By: Jim Geraghty on February 17, 2006 - 9:04 am

Charles Krauthammer today, on the infamous Cheney hunting accident:

If there was a sin against the public interest, it was in the desire to retain control over what was a still-chaotic situation. But it is a minor sin. There was no cover-up, nothing to cover up. There was no scandal. It hardly merited the quite overwrought charges of excessive secrecy, imperial arrogance, abuse of power and other choice selections from the lexicon of Nixoniana. Secrecy? This was hardly an affair of state. And it was hardly going to be kept secret.

Arrogance? The media laying these charges are the same media that just last week unilaterally decided that the public’s right to know did not extend to seeing cartoons that had aroused half the world, burned a small part of it and deeply affected the American national interest. Having arrogated to themselves the judgment of what a free people should be allowed to see regarding an issue that is literally burning, they then go ballistic over a few hours’ delay in revealing an accident with only the most trivial connection to the nation’s interest or purpose.

I hate to sound like a Cassandra, or a whiner, or a “eat-your-vegetables” media critic. But before last weekend, the world, including Washington, was beginning to pay attention to a grave, serious issue: A fundamental disagreement between the West and Muslim worlds over whether Islamic rules of blasphemy can be enforced, through violence, on non-Muslims in Denmark and elsewhere.

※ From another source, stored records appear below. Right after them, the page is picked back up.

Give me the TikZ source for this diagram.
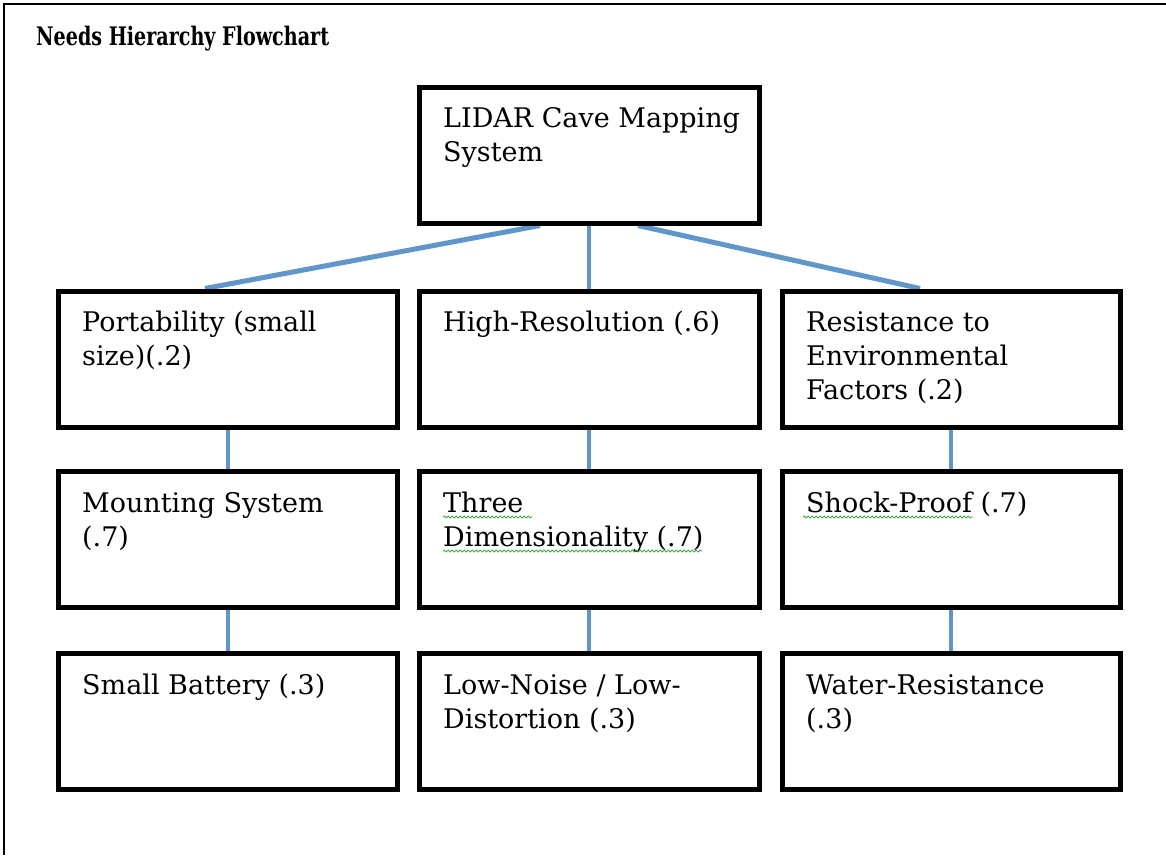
\documentclass[tikz,border=0pt]{standalone}
\usepackage{fontspec}
\setmainfont{DejaVu Serif}
\newfontfamily\titlefont[FakeStretch=0.75]{DejaVu Serif}
\usetikzlibrary{calc,decorations.pathmorphing}
\definecolor{conn}{RGB}{96,150,202}
\definecolor{squig}{RGB}{70,170,70}
\pgfdeclarelayer{bg}
\pgfsetlayers{bg,main}
\tikzset{
  box/.style={draw=black, line width=5pt, fill=white, rectangle, inner sep=0pt,
              minimum width=340pt, minimum height=136pt},
  txt/.style={anchor=base west, align=left, inner sep=0pt,
              font=\fontsize{27pt}{34pt}\selectfont},
  conline/.style={draw=conn, line width=5pt},
  vline/.style={draw=conn, line width=4pt},
  squiggle/.style={draw=squig, line width=0.9pt,
              decorate, decoration={snake, amplitude=0.9pt, segment length=4pt}},
  frame/.style={draw=black, line width=2pt}
}
\begin{document}
\begin{tikzpicture}[x=1pt, y=-1pt]
\useasboundingbox (0,0) rectangle (1166,855);
\begin{pgfonlayer}{bg}
\fill[white] (0,0) rectangle (1166,855);
\end{pgfonlayer}
% frame (top and left edges)
\coordinate (fa) at (4,855);
\coordinate (fb) at (4,4);
\coordinate (fc) at (1166,4);
\draw[frame] (fa) -- (fb) -- (fc);
% title
\node[anchor=base west, inner sep=0pt, font=\titlefont\fontsize{25.5pt}{30pt}\selectfont\bfseries] (title) at (36,45) {Needs Hierarchy Flowchart};
% boxes
\node[box] (top) at (589,155) {};
\node[box, minimum width=339pt] (p1) at (227.5,359) {};
\node[box] (p2) at (589,359) {};
\node[box, minimum width=338pt] (p3) at (951,359) {};
\node[box, minimum width=339pt] (m1) at (227.5,539) {};
\node[box] (m2) at (589,539) {};
\node[box, minimum width=338pt] (m3) at (951,539) {};
\node[box, minimum width=339pt] (b1) at (227.5,721.5) {};
\node[box] (b2) at (589,721.5) {};
\node[box, minimum width=338pt] (b3) at (951,721.5) {};
% texts (anchor = baseline of the last line)
\node[txt] (t0) at (443,161) {LIDAR Cave Mapping\\System};
\node[txt] (tp1) at (82,365) {Portability (small\\size)(.2)};
\node[txt] (tp2) at (443,331) {High-Resolution (.6)};
\node[txt] (tp3) at (806,399) {Resistance to\\Environmental\\Factors (.2)};
\node[txt] (tm1) at (82,546) {Mounting System\\(.7)};
\node[txt] (tm2) at (443,546) {Three\\Dimensionality (.7)};
\node[txt] (tm3) at (806,512) {Shock-Proof (.7)};
\node[txt] (tb1) at (82,694) {Small Battery (.3)};
\node[txt] (tb2) at (443,728) {Low-Noise / Low-\\Distortion (.3)};
\node[txt] (tb3) at (806,728) {Water-Resistance\\(.3)};
% spell-check squiggles
\coordinate (s1a) at (443,517);
\coordinate (s1b) at (532,517);
\coordinate (s2a) at (443,551);
\coordinate (s2b) at (702,551);
\coordinate (s3a) at (803,517);
\coordinate (s3b) at (973,517);
\draw[squiggle] (s1a) -- (s1b);
\draw[squiggle] (s2a) -- (s2b);
\draw[squiggle] (s3a) -- (s3b);
% connectors
\begin{pgfonlayer}{bg}
\draw[conline] ([xshift=-49pt]top.south) -- ([xshift=-22.5pt]p1.north);
\draw[vline] (top.south) -- (p2.north);
\draw[conline] ([xshift=49pt]top.south) -- ([xshift=-31pt]p3.north);
\draw[vline] (p1.south) -- (m1.north);
\draw[vline] (p2.south) -- (m2.north);
\draw[vline] (p3.south) -- (m3.north);
\draw[vline] (m1.south) -- (b1.north);
\draw[vline] (m2.south) -- (b2.north);
\draw[vline] (m3.south) -- (b3.north);
\end{pgfonlayer}
\end{tikzpicture}
\end{document}
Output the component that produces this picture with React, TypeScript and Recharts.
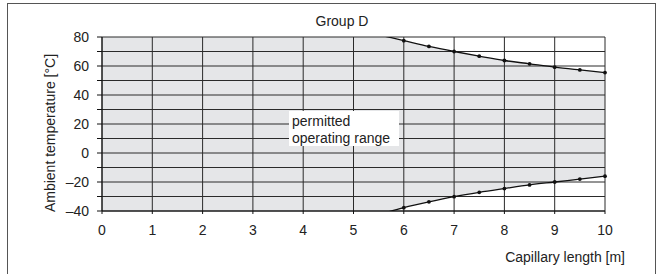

And now we’ve spent the past week on some (admittedly funny) birdshot jokes and the White House press corps screaming, “I’m mad as hell and I’m not gonna take it anymore!” When they’re not dressing up in hunting orange.

Look, just because the Bush administration has a new embarrassing story, it doesn’t mean that last week’s big story went away. There are still deadly riots in Pakistan and Afghanistan, violence in Turkey and India, discussion of speech codes in the EU, and former President Clinton is declaring that their publication was “a mistake.” But that wasn’t the big topic in Washington this week, and it won’t be in the Sunday papers and on the Sunday shows. Nope, the hunting accident is the Big Story this week, and the Washington press corps cannot let anything as insignficant as a clash of civilizations get in the way of a story that makes the Vice President look reckless and dangerous. Besides, the riots are old news. We covered them last week.

I swear, sometimes I feel like my journalistic brethren have the attention span of an overcaffeinated ferret.

Cam: Is it just me, or are there some similarities between how the press is acting and how the lefty bloggers are acting regarding the cartoon controversy? I know, liberal bias, blah blah blah. But it’s like the press are looking for any story, no matter how minor, to distract from the fact that they’re acting as the gatekeepers of information. Too late for that fellas. We’ve got the internets now.